Nach alledem kann hier letztlich offenbleiben, wie der Bedarf an "persönlichen Bedürfnissen" durch Sachleistungen abgegolten werden kann, solange sich der Hilfesuchende nicht auf eine bestimmte Art der Befriedigung seiner Bedürfnisse festgelegt hat. Das ist deshalb schwer zu beantworten, weil die in dem diesbezüglichen Teilwarenkorb enthaltenen Dinge nur Beispiele sind und der Hilfesuchende bei der Befriedigung persönlicher Bedürfnisse durch die Beispiele nicht eingeschränkt wird."

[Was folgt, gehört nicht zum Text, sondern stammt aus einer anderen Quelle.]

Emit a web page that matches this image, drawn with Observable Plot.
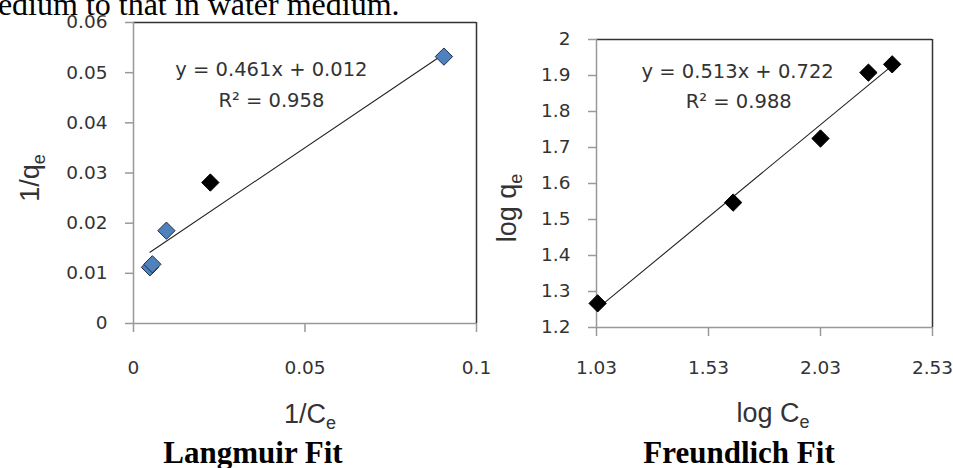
<!DOCTYPE html>
<html>
<head>
<meta charset="utf-8">
<script src="https://cdn.jsdelivr.net/npm/d3@7"></script>
<script src="https://cdn.jsdelivr.net/npm/@observablehq/plot@0.6"></script>
<style>
  html, body { margin: 0; padding: 0; background: #fff; }
  #wrap { position: relative; width: 953px; height: 468px; overflow: hidden; background: #fff; }
  .panel { position: absolute; top: 0; }
  #overlay { position: absolute; left: 0; top: 0; pointer-events: none; }
</style>
</head>
<body>
<div id="wrap">
  <div class="panel" id="left" style="left:0px"></div>
  <div class="panel" id="right" style="left:480px"></div>
  <svg id="overlay" width="953" height="468"></svg>
</div>
<script>
// ---- Langmuir data (1/Ce, 1/qe) ----
const langmuirBlueX = [0.0048, 0.0055, 0.0096, 0.0905];
const langmuirBlueY = [0.0112, 0.0118, 0.0185, 0.0532];
const langmuirBlackX = [0.0224];
const langmuirBlackY = [0.0281];
const langmuirSlope = 0.461;
const langmuirIntercept = 0.012;
const langmuirXTicks = [0, 0.05, 0.1];
const langmuirXLabels = ["0", "0.05", "0.1"];
const langmuirYTicks = [0, 0.01, 0.02, 0.03, 0.04, 0.05, 0.06];
const langmuirYLabels = ["0", "0.01", "0.02", "0.03", "0.04", "0.05", "0.06"];

// ---- Freundlich data (log Ce, log qe) ----
const freundlichX = [1.035, 1.64, 2.03, 2.244, 2.35];
const freundlichY = [1.267, 1.547, 1.725, 1.908, 1.931];
const freundlichSlope = 0.513;
const freundlichIntercept = 0.722;
const freundlichXTicks = [1.03, 1.53, 2.03, 2.53];
const freundlichXLabels = ["1.03", "1.53", "2.03", "2.53"];
const freundlichYTicks = [1.2, 1.3, 1.4, 1.5, 1.6, 1.7, 1.8, 1.9, 2.0];
const freundlichYLabels = ["1.2", "1.3", "1.4", "1.5", "1.6", "1.7", "1.8", "1.9", "2"];

const axisGray = "#999";
const frameDark = "#333";
const textCol = "#333";

function panel({xs, ys, extraX = [], extraY = [], blue, slope, intercept,
                xDomain, yDomain, xTicks, xLabels, yTicks, yLabels,
                width, height, margins, xPad, eq, r2, eqPos, r2Pos}) {
  const pts = xs.map((x, i) => ({x, y: ys[i]}));
  const extra = extraX.map((x, i) => ({x, y: extraY[i]}));
  const all = pts.concat(extra);
  const xmin = d3.min(all, d => d.x), xmax = d3.max(all, d => d.x);
  const fitX = [xmin, xmax];
  return Plot.plot({
    width, height,
    marginLeft: margins[0], marginTop: margins[1], marginRight: margins[2], marginBottom: margins[3],
    style: {fontFamily: "DejaVu Sans", fontSize: "18.5px", background: "transparent", overflow: "visible", maxWidth: "none", color: textCol},
    x: {domain: xDomain},
    y: {domain: yDomain},
    marks: [
      Plot.ruleY([yDomain[1]], {stroke: frameDark, strokeWidth: 1.5}),
      Plot.ruleX([xDomain[1]], {stroke: frameDark, strokeWidth: 1.5}),
      Plot.ruleX([xDomain[0]], {stroke: axisGray, strokeWidth: 1.5}),
      Plot.ruleY([yDomain[0]], {stroke: axisGray, strokeWidth: 1.5}),
      Plot.axisY({ticks: yTicks, tickFormat: (d, i) => yLabels[i], tickSize: 8, tickPadding: 18, stroke: axisGray, strokeWidth: 1.5, fill: textCol, label: null}),
      Plot.axisX({ticks: xTicks, tickFormat: (d, i) => xLabels[i], tickSize: 9, tickPadding: xPad, stroke: axisGray, strokeWidth: 1.5, fill: textCol, label: null}),
      Plot.line(fitX, {x: d => d, y: d => slope * d + intercept, stroke: "#222", strokeWidth: 1.1}),
      Plot.dot(pts, {x: "x", y: "y", symbol: "diamond2", r: 7.8,
        fill: blue ? "#4F81BD" : "#000", stroke: blue ? "#1f2f4a" : "#000", strokeWidth: 1}),
      Plot.dot(extra, {x: "x", y: "y", symbol: "diamond2", r: 7.8, fill: "#000", stroke: "#000", strokeWidth: 1}),
      Plot.text([eq], {x: eqPos[0], y: eqPos[1], text: d => d, fontSize: 19.5, fill: textCol}),
      Plot.text([r2], {x: r2Pos[0], y: r2Pos[1], text: d => d, fontSize: 19.5, fill: textCol})
    ]
  });
}

document.getElementById("left").appendChild(panel({
  xs: langmuirBlueX, ys: langmuirBlueY, extraX: langmuirBlackX, extraY: langmuirBlackY, blue: true,
  slope: langmuirSlope, intercept: langmuirIntercept,
  xDomain: [0, 0.1], yDomain: [0, 0.06],
  xTicks: langmuirXTicks, xLabels: langmuirXLabels, yTicks: langmuirYTicks, yLabels: langmuirYLabels,
  width: 500, height: 440, margins: [133, 22, 24, 117], xPad: 28,
  eq: "y = 0.461x + 0.012", r2: "R² = 0.958", eqPos: [0.0402, 0.0506], r2Pos: [0.0402, 0.0444]
}));

document.getElementById("right").appendChild(panel({
  xs: freundlichX, ys: freundlichY, blue: false,
  slope: freundlichSlope, intercept: freundlichIntercept,
  xDomain: [1.03, 2.53], yDomain: [1.2, 2.0],
  xTicks: freundlichXTicks, xLabels: freundlichXLabels, yTicks: freundlichYTicks, yLabels: freundlichYLabels,
  width: 473, height: 440, margins: [116, 39, 21, 113], xPad: 24,
  eq: "y = 0.513x + 0.722", r2: "R² = 0.988", eqPos: [1.66, 1.911], r2Pos: [1.665, 1.828]
}));

// ---- overlay texts: page sentence, axis titles, panel captions ----
const ov = d3.select("#overlay");
ov.append("text").attr("x", -27).attr("y", 15)
  .attr("font-family", "Liberation Serif, Times New Roman, serif").attr("font-size", 32).attr("fill", "#000")
  .text("medium to that in water medium.");

function axisTitle(x, y, main, sub, rotate) {
  const t = ov.append("text")
    .attr("transform", `translate(${x},${y})` + (rotate ? " rotate(-90)" : ""))
    .attr("text-anchor", "middle")
    .attr("font-family", "Liberation Sans, Arial, sans-serif").attr("font-size", 27).attr("fill", "#333");
  t.append("tspan").text(main);
  t.append("tspan").attr("font-size", 18).attr("dy", 6).text(sub);
}
axisTitle(310, 423, "1/C", "e", false);
axisTitle(773, 422, "log C", "e", false);
axisTitle(39, 178, "1/q", "e", true);
axisTitle(516, 208, "log q", "e", true);

function caption(x, text) {
  ov.append("text").attr("x", x).attr("y", 463).attr("text-anchor", "middle")
    .attr("font-family", "Liberation Serif, Times New Roman, serif").attr("font-weight", "bold")
    .attr("font-size", 31).attr("fill", "#000").text(text);
}
caption(253, "Langmuir Fit");
caption(739, "Freundlich Fit");
</script>
</body>
</html>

An diesen rechtlichen Erwägungen hält der Senat fest. Die umfangreichen Ausführungen des Beklagten und des Vertreters des öffentlichen Interesses geben dem Senat keinen begründeten Anlaß, seine Auffassung zu ändern. Mit den Gegenargumenten hat er sich in den zitierten Beschlüssen auseinandergesetzt.

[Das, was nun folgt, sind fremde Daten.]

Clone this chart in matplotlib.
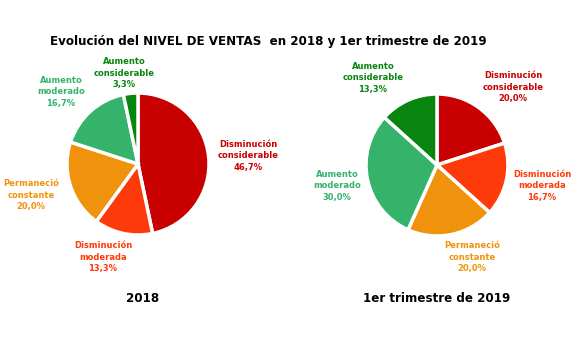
import matplotlib.pyplot as plt

categorias = ["Disminución\nconsiderable", "Disminución\nmoderada", "Permaneció\nconstante",
              "Aumento\nmoderado", "Aumento\nconsiderable"]
ventas_2018 = [46.7, 13.3, 20.0, 16.7, 3.3]
ventas_2019 = [20.0, 16.7, 20.0, 30.0, 13.3]
colores = ["#C80000", "#FF3A0A", "#F0920C", "#35B36A", "#07850F"]

W, H = 575, 337
fig = plt.figure(figsize=(W / 100, H / 100), dpi=100)
fig.patch.set_facecolor("white")


def pastel(cx, cy, r, valores, pos):
    # axes en pixeles: 4 unidades = 4*r pixeles en ambas direcciones
    ax = fig.add_axes([(cx - 2 * r) / W, 1 - (cy + 2 * r) / H, 4 * r / W, 4 * r / H])
    etiquetas = [f"{c}\n{v:.1f}%".replace(".", ",") for c, v in zip(categorias, valores)]
    wedges, textos = ax.pie(valores, colors=colores, startangle=90, counterclock=False,
                            labels=etiquetas,
                            wedgeprops=dict(edgecolor="white", linewidth=2.5))
    # posicion de cada etiqueta (pixeles respecto al centro)
    for t, col, (dx, dy) in zip(textos, colores, pos):
        t.set_position((dx / r, dy / r))
        t.set_ha("center")
        t.set_va("center")
        t.set_color(col)
        t.set_fontsize(6)
        t.set_fontweight("bold")
        t.set_linespacing(1.4)
    ax.set_xlim(-2, 2)
    ax.set_ylim(-2, 2)
    ax.axis("off")


pastel(138, 164, 71, ventas_2018,
       [(110, 8), (-35, -93), (-107, -31), (-77, 72), (-14, 91)])
pastel(437, 165, 71, ventas_2019,
       [(76, 78), (105, -21), (35, -92), (-100, -21), (-64, 87)])

fig.text(268 / W, 1 - 42 / H, "Evolución del NIVEL DE VENTAS  en 2018 y 1er trimestre de 2019",
         ha="center", va="center", fontsize=8.6, fontweight="bold")
fig.text(143 / W, 1 - 299 / H, "2018", ha="center", va="center", fontsize=8.6, fontweight="bold")
fig.text(437 / W, 1 - 299 / H, "1er trimestre de 2019", ha="center", va="center",
         fontsize=8.6, fontweight="bold")

fig.savefig("out.png", dpi=100)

Auf der Grundlage des ab 1. Juli 1986 erhöhten Regelsatzes für den Haushaltsvorstand/Alleinstehenden hat das Verwaltungsgericht auch den Barbetrag für die Zeit vom 1. Juli 1986 bis zum 2. September 1986 zutreffend errechnet.
Die kostenrechtlichen Nebenentscheidungen ergeben sich aus den §§ 154 Abs. 2, 188 Satz 2, 167 VwGO iVm den §§ 708 Nr. 10, 711 ZPO.

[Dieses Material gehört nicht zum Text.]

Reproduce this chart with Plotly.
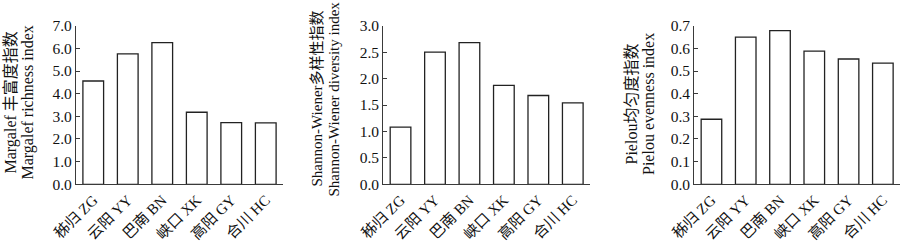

Der Senat läßt nach § 132 Abs. 2 Nr. 1 VwGO die Revision zu, da die Rechtsfrage grundsätzliche Bedeutung hat, ob ein alleinstehender Asylbewerber, der in einer Gemeinschaftsunterkunft untergebracht ist und verpflegt wird, bei der Festsetzung der sonstigen, nach Regelsätzen bemessenen Hilfe zum Lebensunterhalt als Haushaltsvorstand/Alleinstehender oder Haushaltsangehöriger anzusehen ist.
Vorsitzender Richter am Oberverwaltungsgericht Jacobi hat Urlaub und ist daher verhindert zu unterschreiben.